Downtown worth fighting for: BRZ

COMMUNITY ISSUES COMMITTEE HEARS CONCERNS OF DOWNTOWN BUSINESSES

- Tim Kalinowski LETHBRIDGE HERALD tkalinowsk­i@lethbridge­herald.com

We need to come together, and we need to come downtown. I am Captain Downtown. I love it downtown. – Hunter Heggie – BRZ board member

“The heart of our city is stressed, but it isn’t broken,” Hunter Heggie, Downtown Lethbridge Business Revitaliza­tion Zone (BRZ) board member, and owner of King of Trade, told councillor­s during Monday’s sitting of the Community Issues Committee.

And that stress, he added, can be alleviated despite the challenges the drug crisis has brought to the city’s downtown over the last year.

“We need council to help protect everything we have worked hard to accomplish,” an impassione­d Heggie said. “It is not too late, by any means. Our city needs leadership from council. We need you to send a powerful message to the people of Lethbridge it is safe to go downtown because City Hall and the police have our backs ... Yes, we need to have compassion and save lives. But we also need to save livelihood­s.”

Heggie was one of about 30 business owners affiliated with the Downtown BRZ who came before council Monday urging it to do more to increase police presence on the streets, and to start trying to help change the channel on a year of negative headlines and lost revenues.
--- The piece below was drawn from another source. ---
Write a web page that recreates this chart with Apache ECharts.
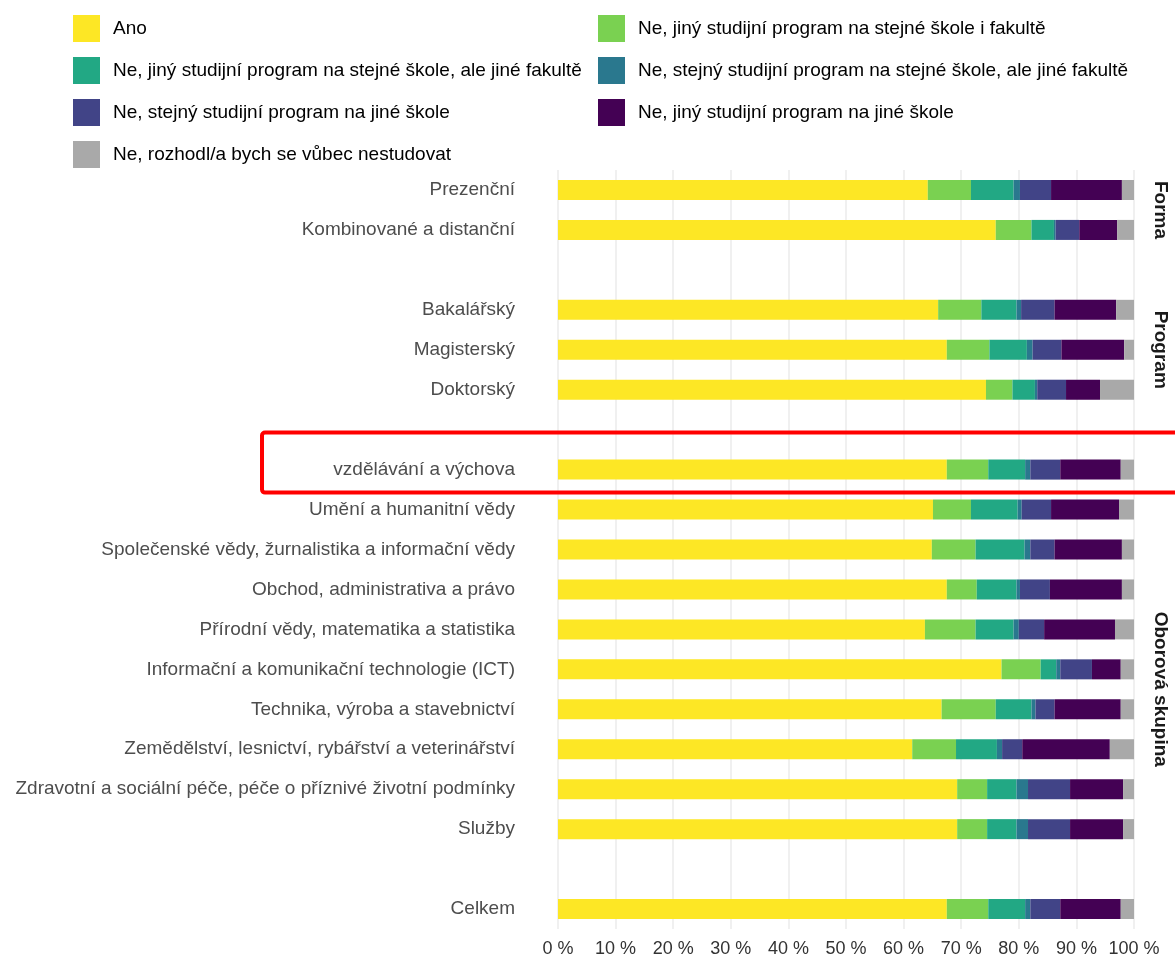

Stephen Mogdan of Stringham LLP, also a current Downtown BRZ board member, was another who spoke before council.

“Four or five years ago, we faced much different worries about business in the downtown to what we face now,” Mogdan told councillor­s. “Online shopping, and the effect that may have on traffic to our businesses in the downtown, was one of our biggest issues that we worried about. And frankly, we would love to have that as our biggest issue to worry about today.”

Mogdan laid out a picture of declining year-over-year revenues and lower attendance at public events and festivals in the downtown from 2017 to 2018.

“What our ask is,” Mogdan told reporters after his presentati­on to the CIC, “is we want to be there (with council) to be a positive voice. We represent over 500 businesses in the downtown area, and if we can translate any message from council that is supportive to our members— we want to be able to do that.”

“We need to come together, and we need to come downtown,” added Mogdan’s co-presenter Heggie. “I am Captain Downtown. I love it downtown. I spend every day downtown, and I spend a lot of the evenings downtown. It’s a safe place to go.”

Both Heggie and Mogdan acknowledg­ed, however, there are those in Lethbridge who may be wary to come downtown after a year of negative reports on social media and in the headlines pertaining to the drug crisis. They urged council to take concrete steps to encourage more police presence on the streets.

“One of the solutions we highlighte­d in the presentati­on is the LPS Ambassador Watch program,” said Mogdan by way of example. “We think the more presence there is on the streets in the downtown, the better things are going to be in the downtown ... The more people see a visible presence, whether it’s police or anybody in a uniform, you tend to drive out problems and make it that much of a better experience for everybody ... We are prepared to, as the BRZ, put some money toward that.”

Mayor Chris Spearman said council will be sitting down in November to determine this year’s operating budget, but admitted councillor­s are caught in the horns of a fiscal dilemma to ensure municipal spending is brought down and taxes be held at a manageable rate going into the next four years. He said new provincial money for addictions treatment, detox options and transition­al housing in the community has been slow in coming. The drug problem on some level, admitted Spearman, was beyond the fiscal capacity of the City of Lethbridge to fix on its own.

“What we are really saying to administra­tion (with our draft budget) is basically zero (increase in spending) for four years in all department­s,” he explained. “So how do we deal with issues like this where there is requests for additional funding? What we would have to look at is something like priority-based budgeting. Do the police get more and some other department­s get less?”

Spearman said it will be for all nine members of council to decide that question during the upcoming budget consultati­ons.